LoL: G2 vs. PSG - The problem with ego-drafting

Betting is a fools game.

However, this Sunday was the exception.

G2 Esports faced PSG Talon in the Rumble Stage of this years Mid-Season Invitational and there was no doubt in any analysts mind that the LEC super-star team were the solid favourites.

That was until the drafting phase. I did not like the G2 draft. I tweeted my thoughts, then bet against the favourites with odds of 5:1.

27 minutes later I was £100 richer, yet thoroughly disappointed in my regions representatives.

The question is, why did the draft suck?

Here’s a reminder of the Pick & Ban, in order.

G2 vs PSG

Thematically, I could describe it in one word: ego.

Each of the G2 lanes has a high level of “Snowballatility” (which I wrote an introduction on in a previous article). They are designed to get ahead and steamroll the game. The issue is that, in most cases, the Champions that are designed like this tend to be pretty useless from behind or even, even.

Let’s be more specific.

Kalista has always been the worst of the ADCs when behind in Gold. From our most recent data, when Kalista is notably behind (we use “bottom 33% of ADC Gold values @ 12 minutes”, see the other article for more detail!) she only wins 20% of her games.

The reason you would be OK with this is because she also manages to be around 500–600 Gold richer at 12 minutes than the average ADC, and so you accept the following trade-off: “Yes, she sucks when she’s behind but she rarely goes behind and is usually ahead”.

Well, that is unless she’s against Tristana. Who, apart from Xayah, was the Champion who knocked the most off of Kalista’s average Gold @ 12 stat. The G2 win chance plummets in these two picks alone.

Then, they do it again! Blind pick LeBlanc, needs to get ahead, now faces a straight-up lane counter in Lissandra.

They even took a pretty stale match-up themselves by taking Aatrox (needs to get ahead) into Ornn (goodluck).

There are only two situations in which you can recover from lanes like this:

  • You pick a hyper, hyper aggressive early game Jungler who by sheer force gives at least one of the lanes the lead.
  • or, the skill-gap is so unbelievably large that you’re going to take the lead regardless.

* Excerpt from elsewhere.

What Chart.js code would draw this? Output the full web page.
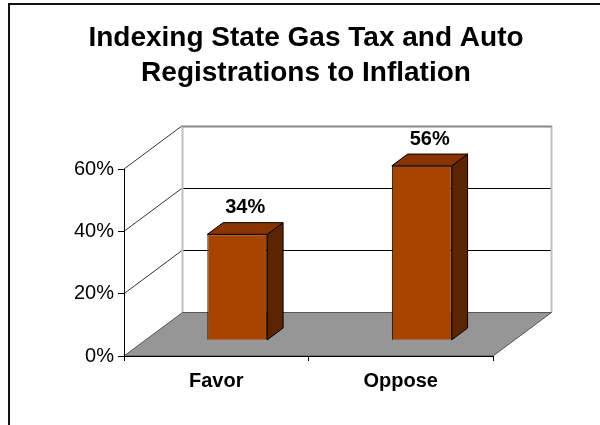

Clearly, by taking the Viego you opt out of the first option. That leads me to one conclusion: G2 Esports felt that, regardless of match-up, they could outplay the early-game with pure talent alone.

The question is, why ever pick these high risk Champions in the first place? Some provide great utility even when behind, why risk it with a Kalista or Draven?

Because League of Legends is designed to be competitive. Each team should have their strengths and their weaknesses. It’s a coaches job to determine exactly what these are and how to best play to those. In some cases, playing the hyper-aggressive all-or-nothing Champion is exactly the right play.

For example, imagine you were playing Clash with some friends. You’re Platinum and they’re all Silver. Your opponents are all in Gold. Using those facts alone, we can roughly assume that you will get ahead in the lane and the rest of your team will fall behind. That means you need to really do something special with that lead in order to make the difference. You can’t lock-in the safe “scale for late” Champion, the game will end before you buy your 3rd item. You need to get ahead and stay ahead then convert your lead into the dub. Kalista becomes a lot more appealing.

However, G2 Esports did not have this issue. They have five incredibly talented players who all, on paper, should get ahead. They can blind-pick reliable lanes (like Ornn) and then when given a chance to counter, pick someone who can do something with a lead. What you don’t do, is pick 3 lanes who need to get ahead and no obvious game-plan to achieve it, outside of sheer confidence!

Regardless, I remain hopeful that the recent defeats will force both the players and the staff to take a good look at their drafting decisions and return stronger for the T1 series on Saturday.